A Knight at the Opera: Heine, Wagner, Herzl, Peretz and the Legacy of Der Tannhäuser

Yet something else sitting in a pile of books to be read that I thought might be of interest. 

A Knight at the Opera: Heine, Wagner, Herzl, Peretz and the Legacy of Der Tannhäuser 

From the publisher:

A Knight at the Opera examines the remarkable and unknown role that the medieval legend (and Wagner opera)Tannhäuser played in Jewish cultural life in the nineteenth and early twentieth centuries. The book analyzes how three of the greatest Jewish thinkers of that era, Heinrich Heine, Theodor Herzl, and I. L. Peretz, used this central myth of Germany to strengthen Jewish culture and to attack anti-Semitism.
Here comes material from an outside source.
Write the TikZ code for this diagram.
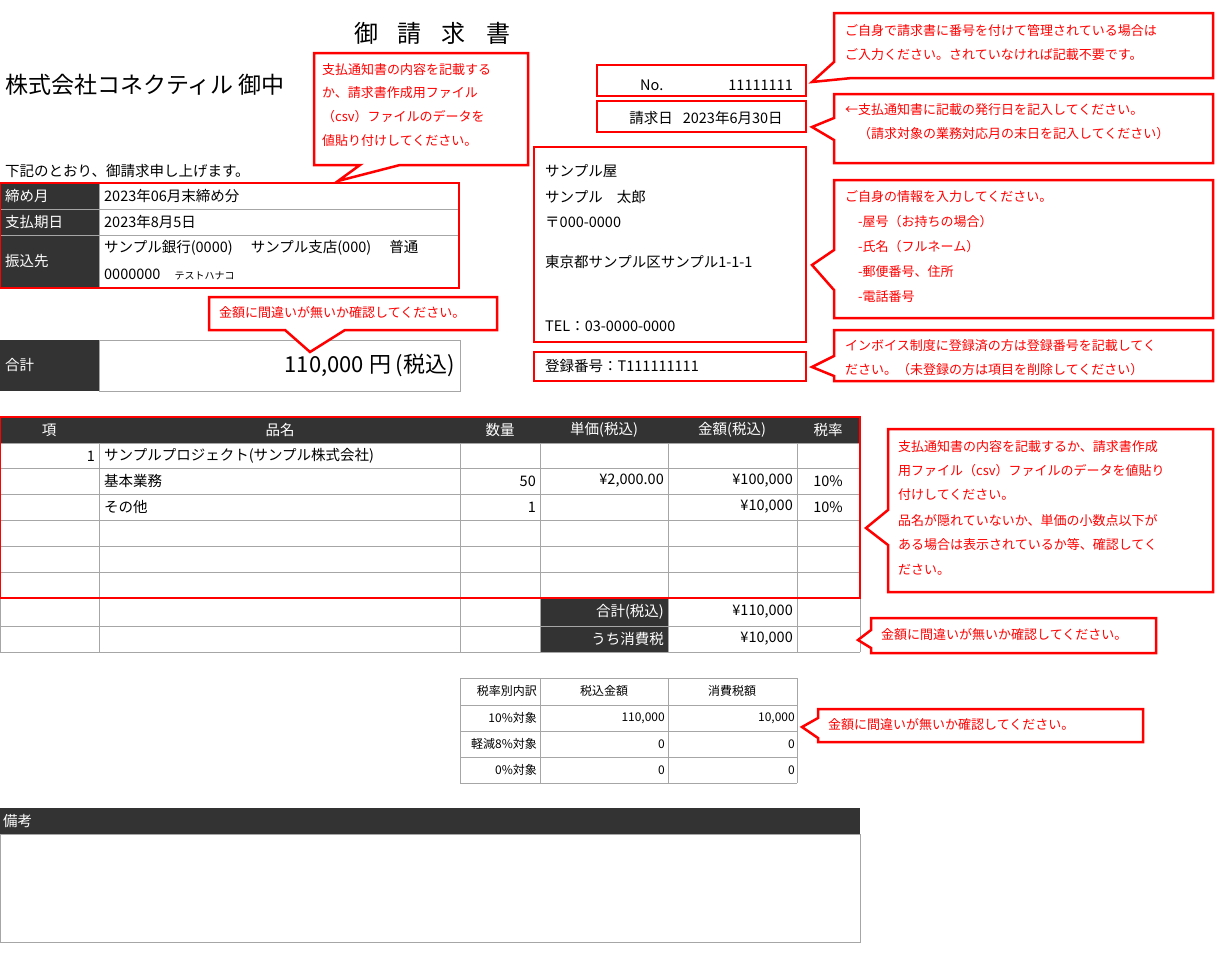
\documentclass[tikz,border=0pt]{standalone}
\usepackage{fontspec}
\setmainfont{Noto Sans CJK JP}
\usetikzlibrary{positioning}
\definecolor{dark}{HTML}{333333}
\definecolor{rule}{HTML}{A6A6A6}
\tikzset{
  cell/.style={inner sep=0pt, font=\fontsize{14.5}{16}\selectfont},
  small/.style={inner sep=0pt, font=\fontsize{12}{14}\selectfont},
  head/.style={cell, text=white},
  note/.style={draw=red, line width=2.5pt, fill=white, line join=miter},
  memo/.style={inner sep=0pt, text=red, anchor=west, font=\fontsize{13}{15}\selectfont},
  redbox/.style={draw=red, line width=2.5pt},
  gridline/.style={draw=rule, line width=0.8pt},
}
\begin{document}
\begin{tikzpicture}[x=1pt, y=-1pt]
\useasboundingbox (0,0) rectangle (1232,970);

% heading
\node (title) [inner sep=0pt, font=\fontsize{24}{26}\selectfont] at (432,33) {御\hspace{20pt}請\hspace{20pt}求\hspace{20pt}書};
\node (client) [inner sep=0pt, anchor=west, font=\fontsize{23}{25}\selectfont] at (5,85) {株式会社コネクティル 御中};
\node (intro) [cell, anchor=west] at (5,171) {下記のとおり、御請求申し上げます。};

% payment info
\fill[dark] (0,183) rectangle (99,288);
\draw[gridline] (99,183) rectangle (459,288);
\draw[gridline] (0,209) -- (459,209) (0,235) -- (459,235);
\node (monthL) [head, anchor=west] at (5,196) {締め月};
\node (dueL) [head, anchor=west] at (5,222) {支払期日};
\node (bankL) [head, anchor=west] at (5,261) {振込先};
\node (month) [cell, anchor=west] at (104,196) {2023年06月末締め分};
\node (due) [cell, anchor=west] at (104,222) {2023年8月5日};
\node (bank) [cell, anchor=west] at (104,248) {サンプル銀行(0000)\hspace{18pt}サンプル支店(000)\hspace{18pt}普通};
\node (acct) [cell, anchor=west] at (104,274) {0000000\hspace{14pt}{\fontsize{10}{12}\selectfont テストハナコ}};
\draw[redbox] (0,183) rectangle (459,288);

% total
\fill[dark] (0,340) rectangle (99,391);
\draw[gridline] (99,340) rectangle (460,391);
\node (sumL) [head, anchor=west] at (5,365) {合計};
\node (sum) [inner sep=0pt, anchor=east, font=\fontsize{22}{24}\selectfont] at (455,365) {110,000 円 (税込)};

% number, date, sender
\draw[redbox] (597,65) rectangle (806,96);
\node (noL) [cell, anchor=west] at (640,85) {No.};
\node (no) [cell, anchor=east] at (793,85) {11111111};
\draw[redbox] (597,101) rectangle (806,132);
\node (date) [cell] at (706,118) {請求日\hspace{10pt}2023年6月30日};
\draw[redbox] (534,147) rectangle (806,342);
\node (shop) [cell, anchor=west] at (545,171) {サンプル屋};
\node (name) [cell, anchor=west] at (545,197) {サンプル\hspace{14pt}太郎};
\node (zip) [cell, anchor=west] at (545,222) {〒000-0000};
\node (addr) [cell, anchor=west] at (545,262) {東京都サンプル区サンプル1-1-1};
\node (tel) [cell, anchor=west] at (545,326) {TEL：03-0000-0000};
\draw[redbox] (534,352) rectangle (806,381);
\node (reg) [cell, anchor=west] at (545,366) {登録番号：T111111111};

% item table
\fill[dark] (0,417) rectangle (860,443);
\fill[dark] (540,598) rectangle (668,652);
\foreach \y in {443,468,494,520,546,572,598,626,652}
  \draw[gridline] (0,\y) -- (860,\y);
\foreach \x in {0,99,460,540,668,797,860}
  \draw[gridline] (\x,443) -- (\x,652);
\foreach \x/\t in {49/項, 280/品名, 500/数量, 604/単価(税込), 732/金額(税込), 828/税率}
  \node [head] at (\x,430) {\t};
\node (i1) [cell, anchor=east] at (95,456) {1};
\node (p1) [cell, anchor=west] at (104,456) {サンプルプロジェクト(サンプル株式会社)};
\node (p2) [cell, anchor=west] at (104,481) {基本業務};
\node (q2) [cell, anchor=east] at (536,481) {50};
\node (u2) [cell, anchor=east] at (664,481) {¥2,000.00};
\node (a2) [cell, anchor=east] at (793,481) {¥100,000};
\node (r2) [cell] at (828,481) {10\%};
\node (p3) [cell, anchor=west] at (104,507) {その他};
\node (q3) [cell, anchor=east] at (536,507) {1};
\node (a3) [cell, anchor=east] at (793,507) {¥10,000};
\node (r3) [cell] at (828,507) {10\%};
\node (totL) [head, anchor=east] at (664,612) {合計(税込)};
\node (tot) [cell, anchor=east] at (793,612) {¥110,000};
\node (taxL) [head, anchor=east] at (664,639) {うち消費税};
\node (tax) [cell, anchor=east] at (793,639) {¥10,000};
\draw[redbox] (0,417) rectangle (860,598);

% tax breakdown
\foreach \y in {678,705,731,757,783}
  \draw[gridline] (460,\y) -- (797,\y);
\foreach \x in {460,540,668,797}
  \draw[gridline] (\x,678) -- (\x,783);
\node (bkL) [small, anchor=east] at (537,691) {税率別内訳};
\node (bkA) [small] at (604,691) {税込金額};
\node (bkT) [small] at (732,691) {消費税額};
\foreach \y/\l/\a/\t in {718/{10\%対象}/{110,000}/{10,000}, 744/{軽減8\%対象}/0/0, 770/{0\%対象}/0/0}{
  \node [small, anchor=east] at (537,\y) {\l};
  \node [small, anchor=east] at (665,\y) {\a};
  \node [small, anchor=east] at (795,\y) {\t};
}

% remarks
\fill[dark] (0,808) rectangle (860,834);
\draw[gridline] (0,834) rectangle (860,942);
\node (remL) [head, anchor=west] at (3,821) {備考};

% callouts
\coordinate (tipA) at (338,181);
\draw[note] (314,53) -- (528,53) -- (528,165) -- (400,165) -- (tipA) -- (360,165) -- (314,165) -- cycle;
\node (noteA1) [memo] at (322,70) {支払通知書の内容を記載する};
\node (noteA2) [memo] at (322,93) {か、請求書作成用ファイル};
\node (noteA3) [memo] at (322,117) {（csv）ファイルのデータを};
\node (noteA4) [memo] at (322,141) {値貼り付けしてください。};

\coordinate (tipB) at (310,352);
\draw[note] (209,297) -- (497,297) -- (497,330) -- (345,330) -- (tipB) -- (285,330) -- (209,330) -- cycle;
\node (noteB) [memo] at (219,313) {金額に間違いが無いか確認してください。};

\coordinate (tipC) at (812,82);
\draw[note] (834,13) -- (1213,13) -- (1213,78) -- (852,78) -- (tipC) -- (834,62) -- cycle;
\node (noteC1) [memo] at (845,31) {ご自身で請求書に番号を付けて管理されている場合は};
\node (noteC2) [memo] at (845,55) {ご入力ください。されていなければ記載不要です。};

\coordinate (tipD) at (812,127);
\draw[note] (834,94) -- (1213,94) -- (1213,163) -- (834,163) -- (834,140) -- (tipD) -- (834,118) -- cycle;
\node (noteD1) [memo] at (845,110) {←支払通知書に記載の発行日を記入してください。};
\node (noteD2) [memo] at (858,134) {（請求対象の業務対応月の末日を記入してください）};

\coordinate (tipE) at (812,265);
\draw[note] (834,180) -- (1213,180) -- (1213,318) -- (834,318) -- (834,290) -- (tipE) -- (834,250) -- cycle;
\node (noteE1) [memo] at (845,197) {ご自身の情報を入力してください。};
\node (noteE2) [memo] at (858,222) {-屋号（お持ちの場合）};
\node (noteE3) [memo] at (858,247) {-氏名（フルネーム）};
\node (noteE4) [memo] at (858,272) {-郵便番号、住所};
\node (noteE5) [memo] at (858,297) {-電話番号};

\coordinate (tipF) at (812,367);
\draw[note] (834,330) -- (1213,330) -- (1213,381) -- (834,381) -- (834,376) -- (tipF) -- (834,356) -- cycle;
\node (noteF1) [memo] at (845,346) {インボイス制度に登録済の方は登録番号を記載してく};
\node (noteF2) [memo] at (845,370) {ださい。（未登録の方は項目を削除してください）};

\coordinate (tipG) at (866,528);
\draw[note] (888,429) -- (1213,429) -- (1213,592) -- (888,592) -- (888,545) -- (tipG) -- (888,510) -- cycle;
\node (noteG1) [memo] at (898,447) {支払通知書の内容を記載するか、請求書作成};
\node (noteG2) [memo] at (898,471) {用ファイル（csv）ファイルのデータを値貼り};
\node (noteG3) [memo] at (898,495) {付けしてください。};
\node (noteG4) [memo] at (898,521) {品名が隠れていないか、単価の小数点以下が};
\node (noteG5) [memo] at (898,545) {ある場合は表示されているか等、確認してく};
\node (noteG6) [memo] at (898,570) {ださい。};

\coordinate (tipH) at (858,640);
\draw[note] (871,618) -- (1156,618) -- (1156,653) -- (871,653) -- (871,648) -- (tipH) -- (871,630) -- cycle;
\node (noteH) [memo] at (881,635) {金額に間違いが無いか確認してください。};

\coordinate (tipI) at (802,727);
\draw[note] (818,709) -- (1143,709) -- (1143,742) -- (818,742) -- (818,738) -- (tipI) -- (818,718) -- cycle;
\node (noteI) [memo] at (828,725) {金額に間違いが無いか確認してください。};
\end{tikzpicture}
\end{document}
In the original medieval myth, a Christian knight lives in sin with the seductive pagan goddess Venus in the Venusberg. He escapes her clutches and makes his way to Rome to seek absolution from the Pope. The Pope does not pardon Tannhäuser and he returns to the Venusberg. During the course of A Knight at the Opera, readers will see how Tannhäuser evolves from a medieval knight, to Heine’s German scoundrel in early modern Europe, to Wagner’s idealized German male, and finally to Peretz’s pious Jewish scholar in the Land of Israel. Venus herself also undergoes major changes from a pagan goddess, to a lusty housewife, to an overbearing Jewish mother. The book also discusses how the founder of Zionism, Theodor Herzl, was so inspired by Wagner’s opera that he wrote The Jewish State while attending performances of it, and he even had the Second Zionist Congress open to the music of Tannhäuser’s overture. A Knight at the Opera uses Tannhäuser as a way to examine the changing relationship between Jews and the broader world during the advent of the modern era, and to question if any art, even that of a prominent anti-Semite, should be considered taboo.

About the Author
Leah Garrett is the Loti Smorgon Research Professor of Contemporary Jewish Life and Culture at Monash University, having previously been an Associate Professor of English and Judaic Studies at the University of Denver. She received a PhD in Jewish Literary Studies from the Jewish Theological Seminary. She has published two previous books: Journeys beyond the Pale: Yiddish Travel Writing in the Modern World (Madison: University of Wisconsin Press, 2003) and (as editor) The Cross and Other Jewish Stories by Lamed Shapiro (New Haven: Yale University Press, 2007).